Omit pictures and quote the listing below line by line, from its start through the line that holds "const anchors = [[0, 0], [2, -3]];".
++++++++
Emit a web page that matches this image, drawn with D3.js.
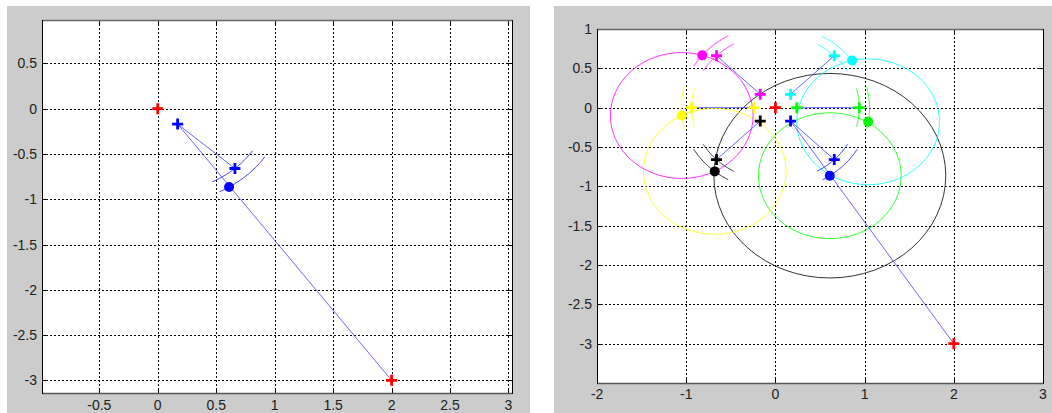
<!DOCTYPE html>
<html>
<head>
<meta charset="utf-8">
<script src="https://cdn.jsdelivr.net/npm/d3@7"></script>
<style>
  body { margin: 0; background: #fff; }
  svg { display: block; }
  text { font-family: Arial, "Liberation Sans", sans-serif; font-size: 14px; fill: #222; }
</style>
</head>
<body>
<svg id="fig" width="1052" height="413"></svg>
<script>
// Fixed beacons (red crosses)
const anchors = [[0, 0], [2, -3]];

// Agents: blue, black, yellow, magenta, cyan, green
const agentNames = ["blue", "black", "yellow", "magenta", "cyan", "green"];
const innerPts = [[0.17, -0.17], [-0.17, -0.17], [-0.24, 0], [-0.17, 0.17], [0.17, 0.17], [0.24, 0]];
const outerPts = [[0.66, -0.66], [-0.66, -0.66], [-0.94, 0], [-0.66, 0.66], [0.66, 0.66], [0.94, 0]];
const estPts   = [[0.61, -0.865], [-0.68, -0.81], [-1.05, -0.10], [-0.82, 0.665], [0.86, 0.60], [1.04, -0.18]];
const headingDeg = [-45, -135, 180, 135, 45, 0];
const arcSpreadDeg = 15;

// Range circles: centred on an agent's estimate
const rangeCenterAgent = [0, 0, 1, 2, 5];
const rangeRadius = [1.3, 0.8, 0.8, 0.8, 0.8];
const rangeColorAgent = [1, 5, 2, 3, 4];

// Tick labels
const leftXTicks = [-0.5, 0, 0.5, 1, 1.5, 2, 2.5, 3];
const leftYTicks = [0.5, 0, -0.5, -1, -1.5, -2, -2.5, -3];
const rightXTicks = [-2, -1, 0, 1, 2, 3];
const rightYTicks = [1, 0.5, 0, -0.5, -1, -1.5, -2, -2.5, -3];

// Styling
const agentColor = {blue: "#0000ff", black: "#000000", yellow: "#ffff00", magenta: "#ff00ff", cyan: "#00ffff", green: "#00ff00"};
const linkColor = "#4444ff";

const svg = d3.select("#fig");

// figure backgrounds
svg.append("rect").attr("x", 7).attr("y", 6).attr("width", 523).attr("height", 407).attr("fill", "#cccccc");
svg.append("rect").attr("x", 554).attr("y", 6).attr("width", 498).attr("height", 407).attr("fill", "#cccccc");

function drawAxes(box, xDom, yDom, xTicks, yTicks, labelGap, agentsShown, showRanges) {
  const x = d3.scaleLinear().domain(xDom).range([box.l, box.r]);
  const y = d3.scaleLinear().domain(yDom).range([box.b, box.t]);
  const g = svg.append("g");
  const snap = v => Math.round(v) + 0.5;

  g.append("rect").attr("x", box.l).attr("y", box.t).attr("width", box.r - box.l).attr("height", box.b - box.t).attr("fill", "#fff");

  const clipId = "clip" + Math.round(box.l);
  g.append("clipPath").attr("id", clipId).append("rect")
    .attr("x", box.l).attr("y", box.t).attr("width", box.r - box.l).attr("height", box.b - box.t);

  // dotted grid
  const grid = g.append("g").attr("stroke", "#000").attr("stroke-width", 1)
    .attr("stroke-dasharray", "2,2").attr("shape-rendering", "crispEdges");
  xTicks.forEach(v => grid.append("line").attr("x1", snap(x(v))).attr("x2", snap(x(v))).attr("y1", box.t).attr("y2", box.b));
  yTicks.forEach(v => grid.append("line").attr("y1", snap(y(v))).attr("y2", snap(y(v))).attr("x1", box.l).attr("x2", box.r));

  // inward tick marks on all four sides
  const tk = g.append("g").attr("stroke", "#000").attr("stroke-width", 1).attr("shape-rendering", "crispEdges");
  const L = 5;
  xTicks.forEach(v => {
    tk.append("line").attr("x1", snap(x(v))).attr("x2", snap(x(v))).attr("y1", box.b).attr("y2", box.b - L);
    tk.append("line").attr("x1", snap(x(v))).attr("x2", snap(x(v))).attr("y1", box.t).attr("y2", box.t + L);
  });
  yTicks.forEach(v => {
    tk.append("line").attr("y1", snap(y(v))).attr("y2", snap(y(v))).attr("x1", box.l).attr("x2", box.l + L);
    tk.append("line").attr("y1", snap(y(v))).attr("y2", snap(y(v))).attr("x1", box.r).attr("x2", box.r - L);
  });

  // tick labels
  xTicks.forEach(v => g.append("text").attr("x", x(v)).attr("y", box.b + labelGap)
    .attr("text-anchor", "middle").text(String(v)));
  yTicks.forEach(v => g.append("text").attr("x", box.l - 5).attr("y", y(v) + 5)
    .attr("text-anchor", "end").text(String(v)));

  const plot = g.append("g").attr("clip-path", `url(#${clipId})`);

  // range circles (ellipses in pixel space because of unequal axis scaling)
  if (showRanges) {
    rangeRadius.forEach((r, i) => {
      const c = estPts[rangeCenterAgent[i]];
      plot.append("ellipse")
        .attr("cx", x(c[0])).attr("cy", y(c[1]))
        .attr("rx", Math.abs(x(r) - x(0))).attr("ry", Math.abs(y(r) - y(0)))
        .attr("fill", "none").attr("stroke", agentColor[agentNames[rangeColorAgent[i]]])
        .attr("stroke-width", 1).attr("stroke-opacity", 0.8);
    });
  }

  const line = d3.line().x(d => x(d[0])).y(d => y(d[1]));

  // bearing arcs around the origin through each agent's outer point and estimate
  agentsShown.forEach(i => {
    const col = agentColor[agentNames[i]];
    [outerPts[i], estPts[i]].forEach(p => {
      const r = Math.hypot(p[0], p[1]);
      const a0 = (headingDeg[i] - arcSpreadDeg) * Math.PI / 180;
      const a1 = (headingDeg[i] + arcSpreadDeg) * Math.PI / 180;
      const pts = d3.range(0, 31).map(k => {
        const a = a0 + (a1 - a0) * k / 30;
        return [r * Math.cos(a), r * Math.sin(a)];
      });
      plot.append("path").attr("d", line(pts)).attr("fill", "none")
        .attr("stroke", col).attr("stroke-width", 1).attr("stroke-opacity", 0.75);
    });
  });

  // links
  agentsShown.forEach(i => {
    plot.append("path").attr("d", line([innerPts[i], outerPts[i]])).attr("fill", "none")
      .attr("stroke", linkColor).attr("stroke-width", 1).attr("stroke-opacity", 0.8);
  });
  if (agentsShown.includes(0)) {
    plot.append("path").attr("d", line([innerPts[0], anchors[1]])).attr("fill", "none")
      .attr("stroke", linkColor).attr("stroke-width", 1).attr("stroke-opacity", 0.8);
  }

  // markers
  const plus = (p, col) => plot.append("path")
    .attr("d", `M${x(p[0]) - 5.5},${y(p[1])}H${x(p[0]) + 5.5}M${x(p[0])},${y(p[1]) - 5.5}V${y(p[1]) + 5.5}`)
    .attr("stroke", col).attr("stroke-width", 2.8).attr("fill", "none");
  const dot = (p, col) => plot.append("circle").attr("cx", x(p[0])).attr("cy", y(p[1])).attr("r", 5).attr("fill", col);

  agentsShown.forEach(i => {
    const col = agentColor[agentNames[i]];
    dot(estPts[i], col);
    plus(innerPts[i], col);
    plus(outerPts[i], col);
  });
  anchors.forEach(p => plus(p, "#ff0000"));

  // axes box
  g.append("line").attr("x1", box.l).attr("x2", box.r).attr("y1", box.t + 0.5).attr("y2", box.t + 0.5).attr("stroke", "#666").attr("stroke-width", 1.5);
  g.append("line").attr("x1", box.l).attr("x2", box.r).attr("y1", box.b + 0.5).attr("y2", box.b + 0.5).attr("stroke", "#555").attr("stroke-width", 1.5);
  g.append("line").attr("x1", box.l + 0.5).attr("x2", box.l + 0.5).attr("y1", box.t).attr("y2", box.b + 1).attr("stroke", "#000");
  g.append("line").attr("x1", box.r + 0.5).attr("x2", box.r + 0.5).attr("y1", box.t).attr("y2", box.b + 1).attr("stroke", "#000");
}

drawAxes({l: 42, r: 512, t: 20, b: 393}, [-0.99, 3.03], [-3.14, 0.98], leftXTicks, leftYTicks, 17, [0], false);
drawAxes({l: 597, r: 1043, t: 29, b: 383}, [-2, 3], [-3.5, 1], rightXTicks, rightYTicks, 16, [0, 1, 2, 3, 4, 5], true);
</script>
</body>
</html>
++++++++
**TASK ANSWER:**
Emit a web page that matches this image, drawn with D3.js.
<!DOCTYPE html>
<html>
<head>
<meta charset="utf-8">
<script src="https://cdn.jsdelivr.net/npm/d3@7"></script>
<style>
  body { margin: 0; background: #fff; }
  svg { display: block; }
  text { font-family: Arial, "Liberation Sans", sans-serif; font-size: 14px; fill: #222; }
</style>
</head>
<body>
<svg id="fig" width="1052" height="413"></svg>
<script>
// Fixed beacons (red crosses)
const anchors = [[0, 0], [2, -3]];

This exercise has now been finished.